BEGIN

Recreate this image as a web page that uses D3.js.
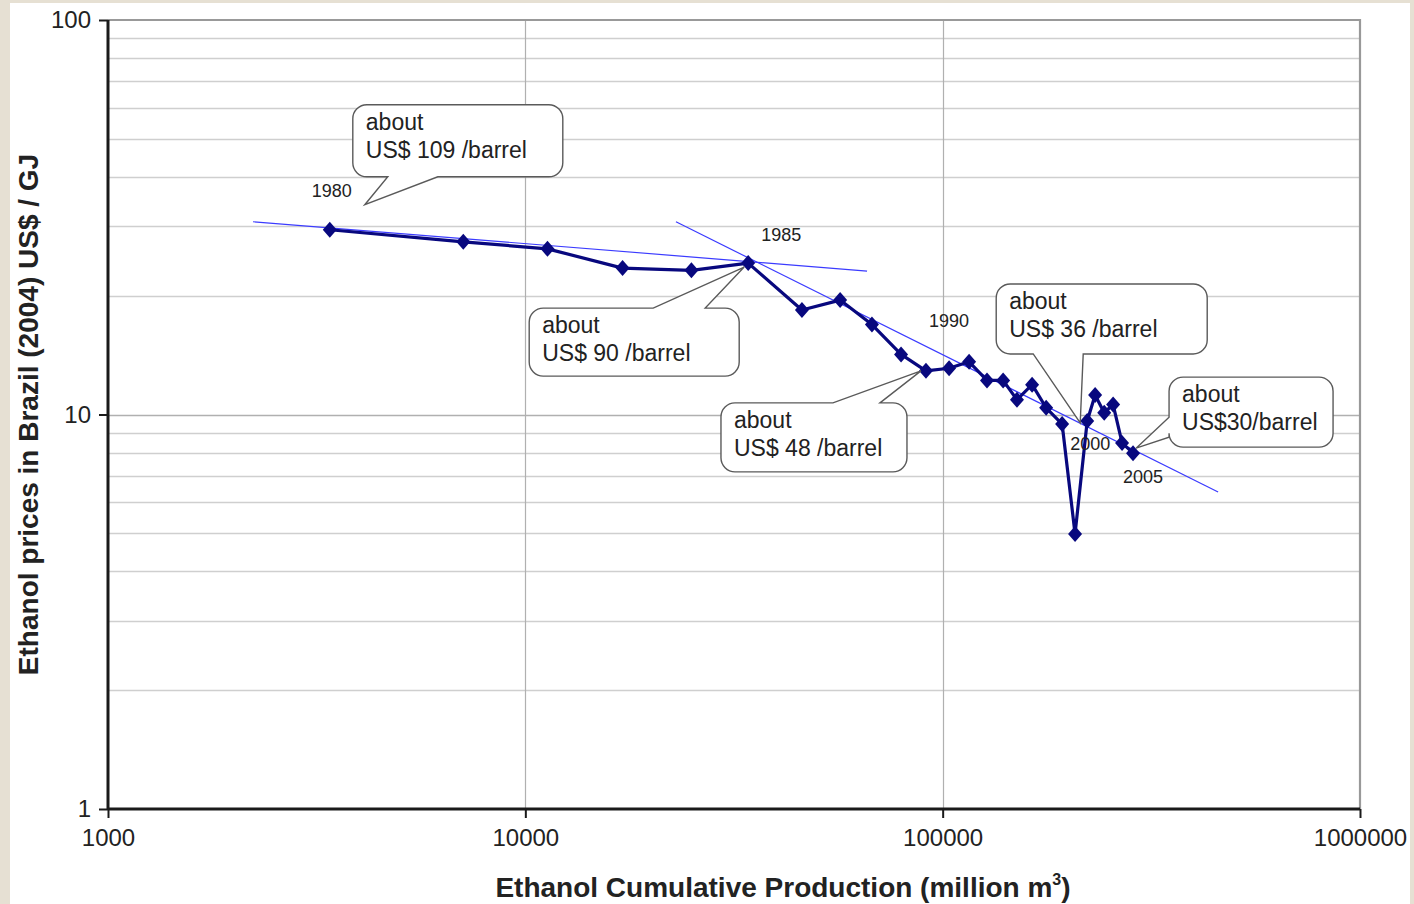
<!DOCTYPE html>
<html>
<head>
<meta charset="utf-8">
<script src="https://cdn.jsdelivr.net/npm/d3@7"></script>
<style>
  html, body { margin: 0; padding: 0; background: #e6e0d3; }
  svg { display: block; }
  text { font-family: "Liberation Sans", Arial, Helvetica, sans-serif; fill: #222; }
</style>
</head>
<body>
<svg id="chart" width="1414" height="904"></svg>
<script>
// ---- data ----
const years = [1980,1981,1982,1983,1984,1985,1986,1987,1988,1989,1990,1991,1992,1993,1994,1995,1996,1997,1998,1999,2000,2001,2002,2003,2004,2005];
// cumulative production, million m3
const cumulativeProduction = [3400,7100,11300,17100,25000,34200,46000,56800,67700,79500,91200,103600,115700,127700,139600,150700,163800,177000,193300,207600,222000,231900,243800,256100,269100,285900];
// ethanol price, 2004 US$/GJ
const price = [29.4,27.4,26.3,23.5,23.2,24.2,18.4,19.5,16.9,14.2,12.9,13.1,13.6,12.2,12.2,10.9,11.9,10.4,9.46,4.98,9.63,11.2,10.1,10.6,8.47,7.98];
// fitted learning-curve trend lines (endpoints in data units)
const trend1X = [2226, 65900];
const trend1Y = [30.8, 23.1];
const trend2X = [22960, 457100];
const trend2Y = [30.8, 6.36];
// tick labels
const xTicks = [1000, 10000, 100000, 1000000];
const yTicks = [1, 10, 100];
const yMinorTicks = [2,3,4,5,6,7,8,9,20,30,40,50,60,70,80,90];
// labelled years and callouts
const labelYears = [1980, 1985, 1990, 2000, 2005];
const calloutYears = [1980, 1985, 1990, 2000, 2005];
const calloutText = [
  ["about", "US$ 109 /barrel"],
  ["about", "US$ 90 /barrel"],
  ["about", "US$ 48 /barrel"],
  ["about", "US$ 36 /barrel"],
  ["about", "US$30/barrel"]
];
const xTitle = "Ethanol Cumulative Production (million m";
const yTitle = "Ethanol prices in Brazil (2004) US$ / GJ";

// ---- layout (pixels) ----
const L = 108, R = 1360, T = 20, B = 809;
const svg = d3.select("#chart");

const x = d3.scaleLog().domain([1000, 1000000]).range([L, R]);
const y = d3.scaleLog().domain([1, 100]).range([B, T]);

// backgrounds
svg.append("rect").attr("x", 0).attr("y", 0).attr("width", 1414).attr("height", 904).attr("fill", "#e6e0d3");
svg.append("rect").attr("x", 10).attr("y", 3).attr("width", 1400).attr("height", 901).attr("fill", "#ffffff");

// grid
const grid = svg.append("g");
grid.selectAll("line.minor").data(yMinorTicks).join("line")
  .attr("x1", L).attr("x2", R)
  .attr("y1", d => Math.round(y(d)) + 0.5).attr("y2", d => Math.round(y(d)) + 0.5)
  .attr("stroke", "#cfcfcf").attr("stroke-width", 1.3);
grid.selectAll("line.hmaj").data([10]).join("line")
  .attr("x1", L).attr("x2", R)
  .attr("y1", d => Math.round(y(d)) + 0.5).attr("y2", d => Math.round(y(d)) + 0.5)
  .attr("stroke", "#b0b0b0").attr("stroke-width", 1.3);
grid.selectAll("line.vmaj").data([10000, 100000]).join("line")
  .attr("y1", T).attr("y2", B)
  .attr("x1", d => Math.round(x(d)) + 0.5).attr("x2", d => Math.round(x(d)) + 0.5)
  .attr("stroke", "#b0b0b0").attr("stroke-width", 1.2);

// top/right frame
svg.append("path")
  .attr("d", `M${L},${T} H${R} V${B}`)
  .attr("fill", "none").attr("stroke", "#999").attr("stroke-width", 2.2);

// axes
const xAxis = d3.axisBottom(x).tickValues(xTicks).tickFormat(d3.format("d")).tickSize(9).tickPadding(8);
const yAxis = d3.axisLeft(y).tickValues(yTicks).tickFormat(d3.format("d")).tickSize(9).tickPadding(8);

const gx = svg.append("g").attr("transform", `translate(0,${B})`).call(xAxis);
const gy = svg.append("g").attr("transform", `translate(${L},0)`).call(yAxis);
[gx, gy].forEach(g => {
  g.select(".domain").attr("stroke", "#1a1a1a").attr("stroke-width", 3);
  g.selectAll(".tick line").attr("stroke", "#1a1a1a").attr("stroke-width", 2);
  g.selectAll(".tick text").attr("font-size", 24).attr("fill", "#2a2a2a")
    .attr("font-family", "'Liberation Sans', Arial, sans-serif");
});
gx.select(".domain").attr("d", `M${L},0H${R}`);
gy.select(".domain").attr("d", `M0,${B}V${T}`);
gx.selectAll(".tick text").attr("dy", "0.85em");

// trend lines
const tl = d3.line().x(d => x(d[0])).y(d => y(d[1]));
svg.append("path").datum(d3.zip(trend1X, trend1Y)).attr("d", tl)
  .attr("fill", "none").attr("stroke", "#3b3bff").attr("stroke-width", 1.2);
svg.append("path").datum(d3.zip(trend2X, trend2Y)).attr("d", tl)
  .attr("fill", "none").attr("stroke", "#3b3bff").attr("stroke-width", 1.2);

// data line
const pts = d3.zip(cumulativeProduction, price);
svg.append("path").datum(pts).attr("d", tl)
  .attr("fill", "none").attr("stroke", "#08087e").attr("stroke-width", 3.2).attr("stroke-linejoin", "round");

// diamond markers
const diamond = { draw(ctx, size) { const w = 7, h = 8; ctx.moveTo(0, -h); ctx.lineTo(w, 0); ctx.lineTo(0, h); ctx.lineTo(-w, 0); ctx.closePath(); } };
svg.append("g").selectAll("path").data(pts).join("path")
  .attr("transform", d => `translate(${x(d[0])},${y(d[1])})`)
  .attr("d", d3.symbol().type(diamond)())
  .attr("fill", "#08087e");

// helpers
function pointOf(year) { const i = years.indexOf(year); return [x(cumulativeProduction[i]), y(price[i])]; }

// year labels (offsets from their point)
const labelOffsets = [[2, -33], [33, -22], [23, -44], [3, 29], [10, 30]];
svg.append("g").selectAll("text").data(labelYears).join("text")
  .attr("x", (d, i) => pointOf(d)[0] + labelOffsets[i][0])
  .attr("y", (d, i) => pointOf(d)[1] + labelOffsets[i][1])
  .attr("text-anchor", "middle").attr("font-size", 18).attr("fill", "#222")
  .text(d => d);

// callouts: box and tail positions relative to the pointed data point
// [tipdx, tipdy, bx0, by0, bx1, by1, side, a, b]
const calloutLayout = [
  [35, -25, 23, -125, 233, -53, "bottom", 58, 108],
  [-4, 4, -219, 45, -9, 113, "top", -95, -43],
  [-5, 0, -205, 32, -19, 101, "top", -93, -46],
  [-7, 2, -91, -137, 120, -67, "bottom", -54, -4],
  [3, -5, 36, -76, 200, -6, "left", -36, -16]
];
function calloutPath(x0, y0, x1, y1, r, side, a, b, tx, ty) {
  let p = `M${x0 + r},${y0}`;
  if (side === "top") p += `L${a},${y0}L${tx},${ty}L${b},${y0}`;
  p += `L${x1 - r},${y0}A${r},${r} 0 0 1 ${x1},${y0 + r}`;
  p += `L${x1},${y1 - r}A${r},${r} 0 0 1 ${x1 - r},${y1}`;
  if (side === "bottom") p += `L${b},${y1}L${tx},${ty}L${a},${y1}`;
  p += `L${x0 + r},${y1}A${r},${r} 0 0 1 ${x0},${y1 - r}`;
  if (side === "left") p += `L${x0},${b}L${tx},${ty}L${x0},${a}`;
  p += `L${x0},${y0 + r}A${r},${r} 0 0 1 ${x0 + r},${y0}Z`;
  return p;
}
const cg = svg.append("g");
calloutYears.forEach((yr, i) => {
  const [px, py] = pointOf(yr);
  const c = calloutLayout[i];
  const x0 = px + c[2], y0 = py + c[3], x1 = px + c[4], y1 = py + c[5];
  const isX = c[6] !== "left";
  const a = (isX ? px : py) + c[7], b = (isX ? px : py) + c[8];
  cg.append("path")
    .attr("d", calloutPath(x0, y0, x1, y1, 14, c[6], a, b, px + c[0], py + c[1]))
    .attr("fill", "#fff").attr("stroke", "#5a5a5a").attr("stroke-width", 1.4);
  const t = cg.append("text").attr("font-size", 23).attr("fill", "#333");
  calloutText[i].forEach((line, j) => {
    t.append("tspan").attr("x", x0 + 13).attr("y", y0 + 25 + j * 28).text(line);
  });
});

// axis titles
const xt = svg.append("text").attr("x", (L + R) / 2 + 49).attr("y", 897)
  .attr("text-anchor", "middle").attr("font-size", 28).attr("font-weight", "bold").attr("fill", "#222");
xt.append("tspan").text(xTitle);
xt.append("tspan").attr("font-size", 16).attr("dy", -12).text("3");
xt.append("tspan").attr("dy", 12).text(")");

svg.append("text").attr("transform", `translate(38,${(T + B) / 2}) rotate(-90)`)
  .attr("text-anchor", "middle").attr("font-size", 28).attr("font-weight", "bold").attr("fill", "#222")
  .text(yTitle);
</script>
</body>
</html>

END

Set the lines above down again, word for word, from the first through the one containing "const y = d3.scaleLog().domain([1, 100]).range([B, T]);"; pictures excluded.

Recreate this image as a web page that uses D3.js.
<!DOCTYPE html>
<html>
<head>
<meta charset="utf-8">
<script src="https://cdn.jsdelivr.net/npm/d3@7"></script>
<style>
  html, body { margin: 0; padding: 0; background: #e6e0d3; }
  svg { display: block; }
  text { font-family: "Liberation Sans", Arial, Helvetica, sans-serif; fill: #222; }
</style>
</head>
<body>
<svg id="chart" width="1414" height="904"></svg>
<script>
// ---- data ----
const years = [1980,1981,1982,1983,1984,1985,1986,1987,1988,1989,1990,1991,1992,1993,1994,1995,1996,1997,1998,1999,2000,2001,2002,2003,2004,2005];
// cumulative production, million m3
const cumulativeProduction = [3400,7100,11300,17100,25000,34200,46000,56800,67700,79500,91200,103600,115700,127700,139600,150700,163800,177000,193300,207600,222000,231900,243800,256100,269100,285900];
// ethanol price, 2004 US$/GJ
const price = [29.4,27.4,26.3,23.5,23.2,24.2,18.4,19.5,16.9,14.2,12.9,13.1,13.6,12.2,12.2,10.9,11.9,10.4,9.46,4.98,9.63,11.2,10.1,10.6,8.47,7.98];
// fitted learning-curve trend lines (endpoints in data units)
const trend1X = [2226, 65900];
const trend1Y = [30.8, 23.1];
const trend2X = [22960, 457100];
const trend2Y = [30.8, 6.36];
// tick labels
const xTicks = [1000, 10000, 100000, 1000000];
const yTicks = [1, 10, 100];
const yMinorTicks = [2,3,4,5,6,7,8,9,20,30,40,50,60,70,80,90];
// labelled years and callouts
const labelYears = [1980, 1985, 1990, 2000, 2005];
const calloutYears = [1980, 1985, 1990, 2000, 2005];
const calloutText = [
  ["about", "US$ 109 /barrel"],
  ["about", "US$ 90 /barrel"],
  ["about", "US$ 48 /barrel"],
  ["about", "US$ 36 /barrel"],
  ["about", "US$30/barrel"]
];
const xTitle = "Ethanol Cumulative Production (million m";
const yTitle = "Ethanol prices in Brazil (2004) US$ / GJ";

// ---- layout (pixels) ----
const L = 108, R = 1360, T = 20, B = 809;
const svg = d3.select("#chart");

const x = d3.scaleLog().domain([1000, 1000000]).range([L, R]);
const y = d3.scaleLog().domain([1, 100]).range([B, T]);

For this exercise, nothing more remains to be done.